→ Dataset content:
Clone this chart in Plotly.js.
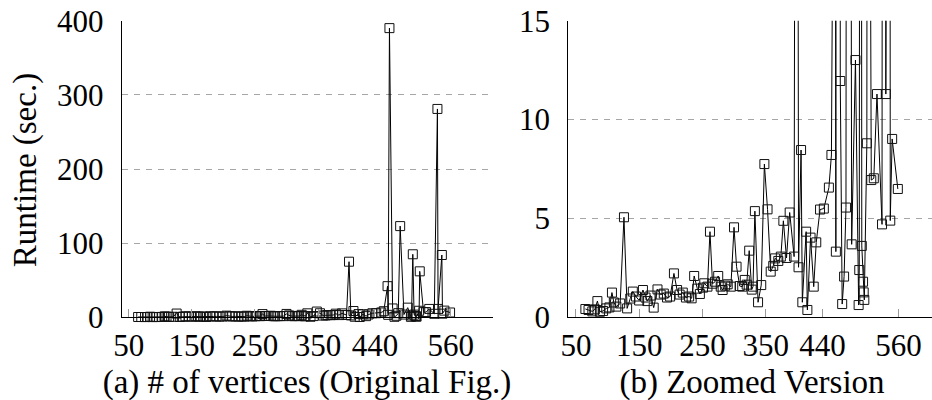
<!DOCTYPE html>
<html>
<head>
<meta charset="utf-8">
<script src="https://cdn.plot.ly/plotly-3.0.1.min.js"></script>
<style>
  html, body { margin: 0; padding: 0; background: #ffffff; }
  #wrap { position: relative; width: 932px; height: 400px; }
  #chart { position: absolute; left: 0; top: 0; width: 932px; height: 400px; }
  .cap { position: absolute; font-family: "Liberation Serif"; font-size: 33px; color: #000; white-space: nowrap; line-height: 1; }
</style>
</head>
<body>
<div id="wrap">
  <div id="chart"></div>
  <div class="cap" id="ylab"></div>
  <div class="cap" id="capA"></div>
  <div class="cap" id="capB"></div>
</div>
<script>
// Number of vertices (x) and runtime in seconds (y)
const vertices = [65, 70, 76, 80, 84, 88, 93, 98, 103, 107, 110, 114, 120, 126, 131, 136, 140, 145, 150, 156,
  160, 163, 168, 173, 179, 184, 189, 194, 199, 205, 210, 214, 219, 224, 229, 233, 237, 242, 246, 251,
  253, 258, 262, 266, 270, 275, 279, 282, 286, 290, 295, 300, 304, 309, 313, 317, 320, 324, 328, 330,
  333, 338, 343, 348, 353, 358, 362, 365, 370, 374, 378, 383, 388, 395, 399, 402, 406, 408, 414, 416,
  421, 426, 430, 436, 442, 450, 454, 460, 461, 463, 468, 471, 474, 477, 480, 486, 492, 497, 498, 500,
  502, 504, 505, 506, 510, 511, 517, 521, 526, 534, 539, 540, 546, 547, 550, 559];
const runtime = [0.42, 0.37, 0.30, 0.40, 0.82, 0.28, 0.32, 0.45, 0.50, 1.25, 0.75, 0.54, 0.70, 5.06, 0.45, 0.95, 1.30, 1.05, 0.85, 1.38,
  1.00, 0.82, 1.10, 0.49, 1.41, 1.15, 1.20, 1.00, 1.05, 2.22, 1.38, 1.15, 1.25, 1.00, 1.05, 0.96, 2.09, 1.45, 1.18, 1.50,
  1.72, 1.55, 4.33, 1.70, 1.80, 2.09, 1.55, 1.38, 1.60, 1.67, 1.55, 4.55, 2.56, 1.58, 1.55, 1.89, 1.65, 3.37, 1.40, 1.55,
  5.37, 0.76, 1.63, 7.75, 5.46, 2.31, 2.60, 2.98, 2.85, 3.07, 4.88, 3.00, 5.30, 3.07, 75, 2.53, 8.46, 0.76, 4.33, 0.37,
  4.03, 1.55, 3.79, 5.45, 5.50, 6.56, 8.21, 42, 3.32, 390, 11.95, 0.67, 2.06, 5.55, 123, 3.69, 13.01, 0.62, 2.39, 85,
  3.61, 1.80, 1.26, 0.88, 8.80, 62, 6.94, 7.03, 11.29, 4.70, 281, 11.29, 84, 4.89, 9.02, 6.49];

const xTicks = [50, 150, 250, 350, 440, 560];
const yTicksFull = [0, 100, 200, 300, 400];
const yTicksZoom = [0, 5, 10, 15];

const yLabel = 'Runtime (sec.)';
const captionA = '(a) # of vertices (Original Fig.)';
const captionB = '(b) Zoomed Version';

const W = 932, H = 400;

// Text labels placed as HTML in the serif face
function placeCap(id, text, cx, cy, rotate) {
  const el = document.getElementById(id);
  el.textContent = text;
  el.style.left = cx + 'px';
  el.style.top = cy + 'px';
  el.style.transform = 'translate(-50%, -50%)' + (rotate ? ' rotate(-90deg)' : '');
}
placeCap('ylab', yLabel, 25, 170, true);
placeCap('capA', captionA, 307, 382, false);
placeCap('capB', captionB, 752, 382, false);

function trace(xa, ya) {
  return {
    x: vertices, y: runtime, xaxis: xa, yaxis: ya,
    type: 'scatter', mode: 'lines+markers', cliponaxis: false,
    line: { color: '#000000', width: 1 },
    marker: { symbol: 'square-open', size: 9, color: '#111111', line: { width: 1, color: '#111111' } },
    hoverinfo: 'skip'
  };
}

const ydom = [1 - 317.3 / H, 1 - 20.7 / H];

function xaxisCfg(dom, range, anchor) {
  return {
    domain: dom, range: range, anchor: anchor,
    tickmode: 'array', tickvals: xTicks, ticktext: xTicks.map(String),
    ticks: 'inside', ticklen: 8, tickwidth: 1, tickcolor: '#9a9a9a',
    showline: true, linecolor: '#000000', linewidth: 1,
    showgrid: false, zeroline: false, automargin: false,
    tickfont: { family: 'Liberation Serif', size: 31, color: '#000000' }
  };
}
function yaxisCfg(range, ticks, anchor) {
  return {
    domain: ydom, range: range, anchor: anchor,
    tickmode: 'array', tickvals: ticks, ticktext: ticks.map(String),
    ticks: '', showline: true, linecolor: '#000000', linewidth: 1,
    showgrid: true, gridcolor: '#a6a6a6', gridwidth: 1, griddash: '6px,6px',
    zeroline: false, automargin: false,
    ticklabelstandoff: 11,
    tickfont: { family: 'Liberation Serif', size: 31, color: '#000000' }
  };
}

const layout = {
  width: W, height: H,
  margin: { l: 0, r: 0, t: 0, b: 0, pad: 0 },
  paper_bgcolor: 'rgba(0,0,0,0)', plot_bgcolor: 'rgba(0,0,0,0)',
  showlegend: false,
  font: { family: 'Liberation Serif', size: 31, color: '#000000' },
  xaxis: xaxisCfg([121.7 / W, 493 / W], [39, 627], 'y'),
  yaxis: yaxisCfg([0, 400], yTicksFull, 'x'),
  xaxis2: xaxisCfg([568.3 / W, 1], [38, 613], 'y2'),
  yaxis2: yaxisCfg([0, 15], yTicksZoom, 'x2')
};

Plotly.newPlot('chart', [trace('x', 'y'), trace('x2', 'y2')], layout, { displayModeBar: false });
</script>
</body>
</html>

→ Instruction:
Go over the data above and copy every line that has the word "chart" in it.

→ Worked answer:
Clone this chart in Plotly.js.
  #chart { position: absolute; left: 0; top: 0; width: 932px; height: 400px; }
  <div id="chart"></div>
Plotly.newPlot('chart', [trace('x', 'y'), trace('x2', 'y2')], layout, { displayModeBar: false });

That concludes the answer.